De Francia pasó a Alemania con un lectorado en la Universidad de Colonia. Empezaba 1950. Allí comenzó su tesis doctoral y en uno de sus primeros viajes a España después de tomar la agria vía del destierro conoció a Josep Pla, quien le introdujo en la literatura catalana. El viejo Pla, con la pava del cigarro pegada al labio, le abrió otro mapamundi de mil sendas donde seguir buscando conexiones de escritura. Por entonces, Guillén se perfilaba como un comparatista con grandes preguntas en gestación, sin temor ni ambigüedad frente a las teorías reumáticas que entienden un idioma y sus libros como un ámbar de cosas inmutables. En sus años alemanes entendió que la Literatura Comparada requería tanto del conocimiento profundo como de la intuición. «Mi disciplina es el estudio de la cultura sin diques más allá -o más acá- de las diferencias lingüísticas y nacionales», decía.

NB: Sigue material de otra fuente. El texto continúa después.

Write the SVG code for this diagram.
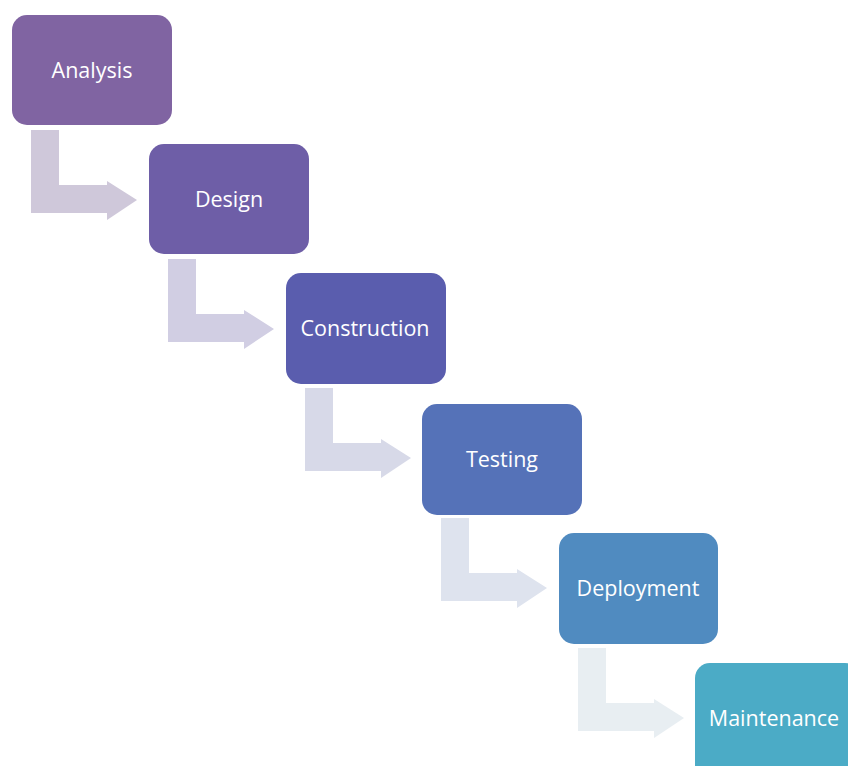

Después de la aventura europea saltó a EEUU acumulando conocimientos y sospechando armonías, buscando sentido a esta globalización de palabras escritas como quien observa el mundo en panavisión, ajeno a fuertes y fronteras. Fue catedrático en las universidades de San Diego, California (1965-1976), Princeton y Harvard (1978-1985), donde dirigió durante años el departamento de Literatura Comparada y fue nombrado profesor emérito. Allí llegó a la conclusión de que el hombre es un ser precario aunque venido a más por la esperanza que le abre el lenguaje.

Algunas de sus teorías más sagaces las fue volcando en conferencias y libros, como Literature as System (1971), Teorías de la Historia Literaria (1989), Múltiples moradas (1998), por el que recibió el Premio Nacional de Ensayo, y De leyendas y lecciones (2006), el último de sus títulos. Todos ellos recogen las huellas de las travesía de Claudio Guillén por las distintas lenguas y tradiciones literarias que iba conectando, armonizando, hasta encontrarles otro miradero por el que entrar y entenderlas, una balconada de luz capaz de emparentar la pornografía renacentista del Aretino con la prolijidad verbal y satírica de Shakespeare en Enrique IV, y de ahí a lo más dispar o lo más actual: el estudio de la escritura de Nieva, Luis Goytisolo, Muñoz Molina o Marías.

Regresó a España en 1982. Llegó como vienen los que siempre se sienten extranjeros. Porque el que vuelve del exilio a su país encuentra siempre un destiempo, como decía Borges. «Se encuentra uno en principio como expulsado del presente, e incluso del futuro», afirmó.

Fue catedrático extraordinario de Literatura Comparada en la Universidad Autónoma de Barcelona, inaugurando una disciplina académica que se introducía aquí por vez primera. Continuó trabajando en su alambre de idiomas asumidos (francés, alemán, inglés, italiano, español...), intuyendo que todo es uno y múltiple. El 21 de marzo de 2002 salió elegido miembro de la Real Academia Española, donde ocupó el sillón «m». Y entretanto le dio tiempo a dirigir la colección Clásicos de Alfaguara, la de Escritores de América, de Anaya y Muchnik, y desde 1998 la colección prestigiosa Biblioteca de Literatura Universal de Espasa Calpe. Tenía proyectos, muchos proyectos en marcha. Sabio vital y elegante, siempre de paso, siempre un poco extranjero.

Claudio Guillén, catedrático de Literatura Comparada, escritor y académico, nació en París en 1924 y falleció el 27 de enero de 2007 en Madrid.